→ **SUPPLIED DATA**:
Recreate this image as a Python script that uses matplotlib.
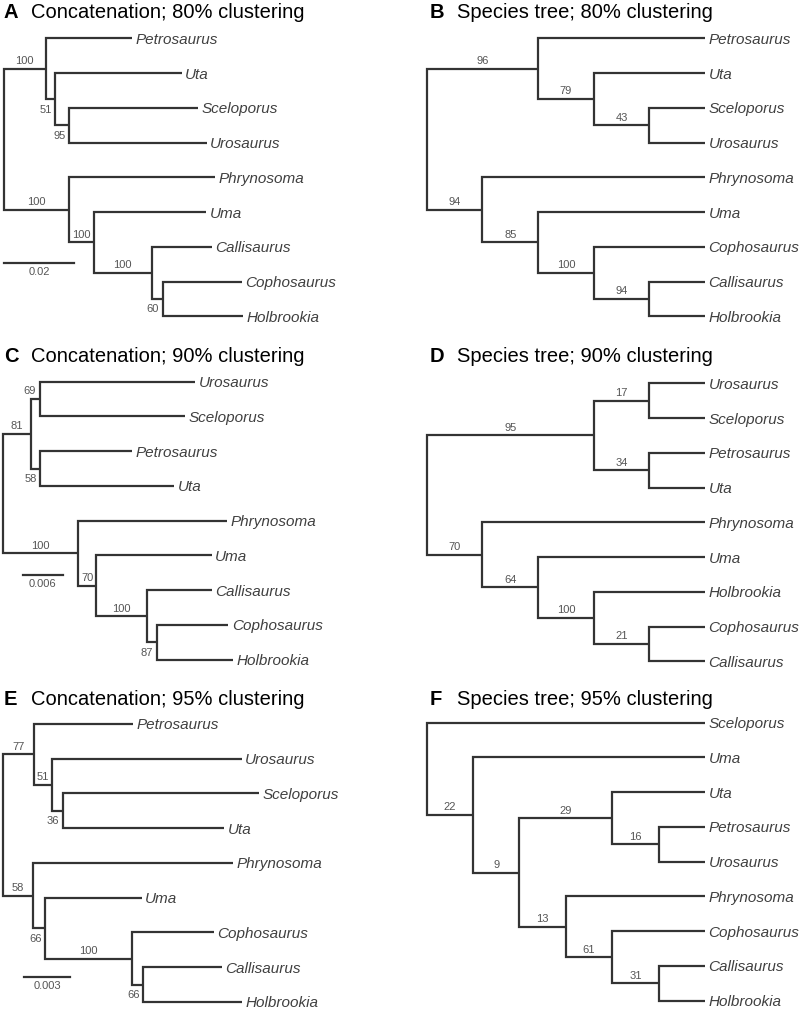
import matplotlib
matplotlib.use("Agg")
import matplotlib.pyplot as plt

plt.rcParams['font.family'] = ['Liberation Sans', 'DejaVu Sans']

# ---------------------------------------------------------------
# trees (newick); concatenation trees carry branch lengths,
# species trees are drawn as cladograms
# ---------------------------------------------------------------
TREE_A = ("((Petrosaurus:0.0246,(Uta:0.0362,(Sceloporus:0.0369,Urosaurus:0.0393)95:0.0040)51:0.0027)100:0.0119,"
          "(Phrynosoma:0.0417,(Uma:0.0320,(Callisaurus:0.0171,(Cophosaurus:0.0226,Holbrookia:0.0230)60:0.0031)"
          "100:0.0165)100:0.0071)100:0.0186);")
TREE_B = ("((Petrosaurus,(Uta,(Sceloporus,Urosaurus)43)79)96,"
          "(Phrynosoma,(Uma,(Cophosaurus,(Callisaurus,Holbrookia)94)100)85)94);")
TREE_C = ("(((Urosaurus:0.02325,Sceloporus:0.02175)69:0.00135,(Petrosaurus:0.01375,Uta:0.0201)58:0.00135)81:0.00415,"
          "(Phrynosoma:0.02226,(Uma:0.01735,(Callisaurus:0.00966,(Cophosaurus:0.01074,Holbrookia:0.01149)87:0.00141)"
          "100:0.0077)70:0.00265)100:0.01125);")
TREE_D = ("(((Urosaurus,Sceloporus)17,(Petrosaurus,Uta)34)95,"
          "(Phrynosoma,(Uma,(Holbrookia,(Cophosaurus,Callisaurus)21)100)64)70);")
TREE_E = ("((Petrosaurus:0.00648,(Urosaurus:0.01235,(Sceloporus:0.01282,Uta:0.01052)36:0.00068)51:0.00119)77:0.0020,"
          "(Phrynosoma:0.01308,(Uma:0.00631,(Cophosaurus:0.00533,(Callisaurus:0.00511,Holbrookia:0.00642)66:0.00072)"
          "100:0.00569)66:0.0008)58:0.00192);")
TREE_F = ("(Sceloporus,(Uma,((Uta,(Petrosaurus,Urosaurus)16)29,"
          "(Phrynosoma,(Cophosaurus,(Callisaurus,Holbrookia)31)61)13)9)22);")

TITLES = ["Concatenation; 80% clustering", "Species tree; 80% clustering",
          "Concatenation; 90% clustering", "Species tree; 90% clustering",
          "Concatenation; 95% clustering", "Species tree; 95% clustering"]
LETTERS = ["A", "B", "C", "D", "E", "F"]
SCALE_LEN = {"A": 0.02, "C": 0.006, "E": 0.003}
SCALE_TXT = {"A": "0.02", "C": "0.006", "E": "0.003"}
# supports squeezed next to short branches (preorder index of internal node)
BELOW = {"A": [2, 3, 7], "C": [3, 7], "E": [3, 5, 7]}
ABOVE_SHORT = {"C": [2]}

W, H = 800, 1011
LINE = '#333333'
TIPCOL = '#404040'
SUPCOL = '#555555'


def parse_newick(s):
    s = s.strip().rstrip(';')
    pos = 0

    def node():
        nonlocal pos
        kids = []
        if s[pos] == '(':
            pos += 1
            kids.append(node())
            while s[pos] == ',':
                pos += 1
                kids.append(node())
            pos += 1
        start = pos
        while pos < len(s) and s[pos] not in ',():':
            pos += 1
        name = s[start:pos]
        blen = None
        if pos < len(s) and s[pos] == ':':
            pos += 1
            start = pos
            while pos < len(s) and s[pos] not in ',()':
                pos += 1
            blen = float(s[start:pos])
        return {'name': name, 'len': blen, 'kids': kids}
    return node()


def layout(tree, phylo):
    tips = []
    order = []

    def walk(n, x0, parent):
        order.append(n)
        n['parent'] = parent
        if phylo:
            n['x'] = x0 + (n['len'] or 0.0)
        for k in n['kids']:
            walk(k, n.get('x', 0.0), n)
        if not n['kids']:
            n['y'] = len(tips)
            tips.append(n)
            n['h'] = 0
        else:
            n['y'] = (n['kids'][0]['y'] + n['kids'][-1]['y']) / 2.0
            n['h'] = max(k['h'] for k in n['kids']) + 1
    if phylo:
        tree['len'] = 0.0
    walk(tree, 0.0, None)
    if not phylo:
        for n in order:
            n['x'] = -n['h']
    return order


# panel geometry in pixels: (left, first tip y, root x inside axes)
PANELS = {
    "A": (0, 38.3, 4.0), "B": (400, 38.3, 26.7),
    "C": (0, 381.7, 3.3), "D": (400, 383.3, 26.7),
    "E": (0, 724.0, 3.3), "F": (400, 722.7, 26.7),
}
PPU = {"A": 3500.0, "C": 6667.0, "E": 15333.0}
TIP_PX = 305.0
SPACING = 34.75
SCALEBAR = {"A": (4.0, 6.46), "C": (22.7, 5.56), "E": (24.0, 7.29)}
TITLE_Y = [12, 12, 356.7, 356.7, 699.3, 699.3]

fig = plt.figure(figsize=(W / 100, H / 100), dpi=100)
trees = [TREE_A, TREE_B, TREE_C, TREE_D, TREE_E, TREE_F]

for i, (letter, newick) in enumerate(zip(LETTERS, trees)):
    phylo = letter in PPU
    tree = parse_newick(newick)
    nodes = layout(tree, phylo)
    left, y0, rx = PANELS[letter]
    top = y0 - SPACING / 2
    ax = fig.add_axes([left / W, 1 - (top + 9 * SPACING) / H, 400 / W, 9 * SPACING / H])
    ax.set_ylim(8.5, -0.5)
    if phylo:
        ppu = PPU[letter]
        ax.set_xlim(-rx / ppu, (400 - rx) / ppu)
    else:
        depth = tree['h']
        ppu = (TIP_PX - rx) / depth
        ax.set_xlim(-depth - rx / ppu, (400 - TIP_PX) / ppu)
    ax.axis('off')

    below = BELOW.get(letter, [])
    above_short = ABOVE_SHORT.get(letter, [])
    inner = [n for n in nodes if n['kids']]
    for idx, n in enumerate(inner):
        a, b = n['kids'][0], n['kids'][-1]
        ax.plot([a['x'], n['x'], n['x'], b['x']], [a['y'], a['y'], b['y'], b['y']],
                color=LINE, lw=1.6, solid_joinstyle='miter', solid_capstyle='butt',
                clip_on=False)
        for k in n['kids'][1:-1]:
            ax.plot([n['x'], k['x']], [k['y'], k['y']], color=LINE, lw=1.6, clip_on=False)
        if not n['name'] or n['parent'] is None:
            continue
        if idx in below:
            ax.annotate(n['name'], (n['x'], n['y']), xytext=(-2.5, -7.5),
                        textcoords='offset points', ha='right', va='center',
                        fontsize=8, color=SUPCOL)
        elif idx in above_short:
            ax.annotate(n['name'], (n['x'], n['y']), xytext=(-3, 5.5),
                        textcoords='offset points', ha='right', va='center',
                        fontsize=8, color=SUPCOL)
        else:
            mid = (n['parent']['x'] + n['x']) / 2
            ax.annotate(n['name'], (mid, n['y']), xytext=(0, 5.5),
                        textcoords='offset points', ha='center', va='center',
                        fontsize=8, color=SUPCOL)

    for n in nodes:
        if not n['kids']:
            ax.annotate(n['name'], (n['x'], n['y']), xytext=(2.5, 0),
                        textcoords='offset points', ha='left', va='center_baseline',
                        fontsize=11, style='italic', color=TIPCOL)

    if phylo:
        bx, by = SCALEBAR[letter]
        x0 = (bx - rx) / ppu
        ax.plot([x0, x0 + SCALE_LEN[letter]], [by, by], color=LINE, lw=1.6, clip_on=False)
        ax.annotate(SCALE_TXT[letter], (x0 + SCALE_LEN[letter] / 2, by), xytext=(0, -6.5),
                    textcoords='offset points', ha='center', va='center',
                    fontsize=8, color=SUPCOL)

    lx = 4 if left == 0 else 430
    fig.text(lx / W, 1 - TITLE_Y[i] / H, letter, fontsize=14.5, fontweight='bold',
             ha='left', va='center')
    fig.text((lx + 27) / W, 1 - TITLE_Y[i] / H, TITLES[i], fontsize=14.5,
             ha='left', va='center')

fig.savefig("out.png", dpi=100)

→ **SHORT EXERCISE**: Return nothing but the lines running from the start of the data to the line with "plt.rcParams['font.family'] = ['Liberation", please, both ends included and no pictures.

→ **THE COMPLETED TASK**:
Recreate this image as a Python script that uses matplotlib.
import matplotlib
matplotlib.use("Agg")
import matplotlib.pyplot as plt

plt.rcParams['font.family'] = ['Liberation Sans', 'DejaVu Sans']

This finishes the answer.